A New Creation: Wright’s King David is First of its Kind

King of DavidAssociate Professor of Hebrew Bible Jacob L. Wright has ushered us further into the internet age with the publication of King David and His Reign Revisited (2013), an enhanced e-book on Apple iBooks that includes hundreds of full-color images, multimedia links, a new system for footnotes, texts that are cited at length in scrollable windows, and a host of other special features to engage your senses and your intellect.

Billed as the first publication of its kind in the humanities, King David was a “labor of love” for Wright, who was inspired by his own frustrating experiences with academic e-books, and a conviction that scholars must rethink the ways they make their research available to the public.

Most of us learn and recall information in relation to space and place. When it comes to books, if we know where to find a passage after many years, it’s because we remember its approximate place in the volume and its position on the page,” he explains. “Because our activities of learning are so spatially determined, the shifting pagination and reflowing text of conventional e-books can be very frustrating. We used a fixed-page format in King David to solve that problem.

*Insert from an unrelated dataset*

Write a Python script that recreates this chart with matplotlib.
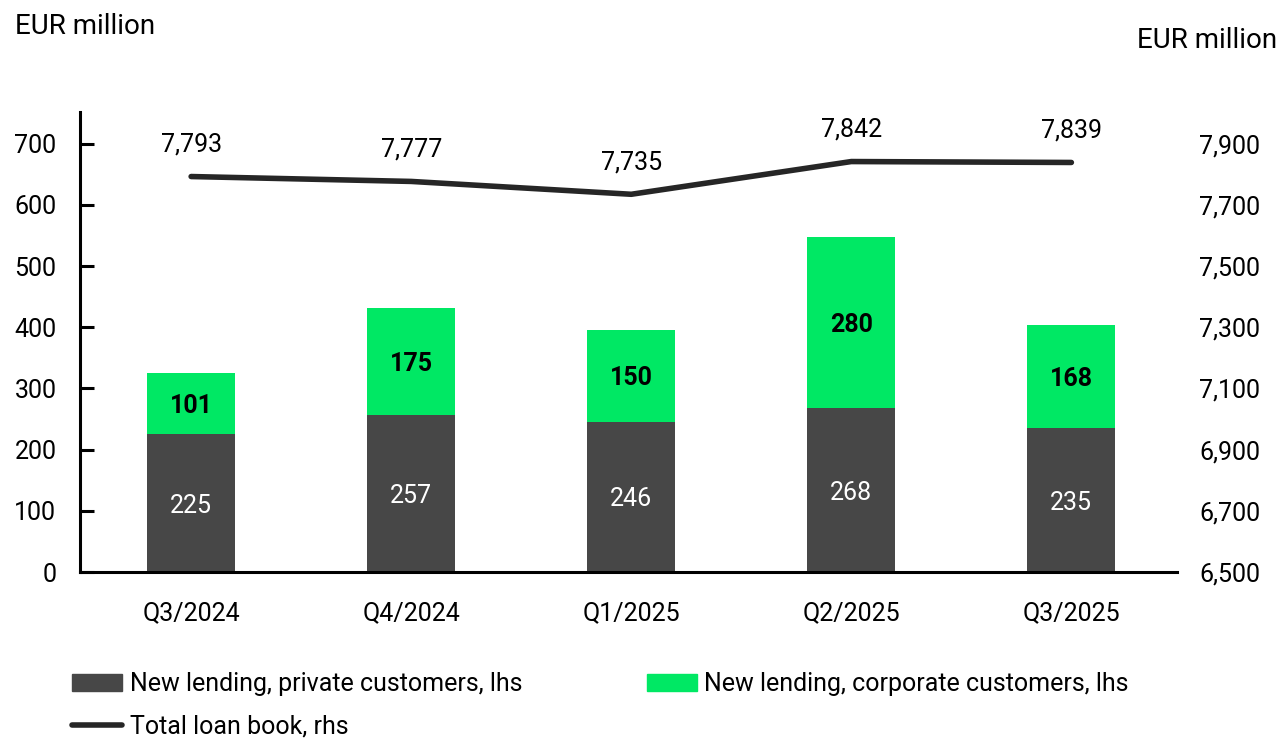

But that’s only the beginning of the innovation. Each page has been designed as a unique folio, a visual format suited to our innate need for orientation. Wright likens it to the illuminated manuscripts of the Middle Ages, with rich visuals that pique the reader’s interest, making it easier to recall the book’s contents.

Other “enhanced” features? You can scroll through sources and pull up lengthy footnotes right next to the body of the text; follow links directly to articles, books, websites, and videos; highlight lines with a palette of colors, and share them via email and social media.

“These features make for a richer and more dynamic reading experience, which should promote more engaged learning,” says Wright. “That’s the goal.”

And if you prefer to do your reading the old-fashioned way, King David and His Reign Revisited will be published in a traditional print format by Cambridge University Press this spring.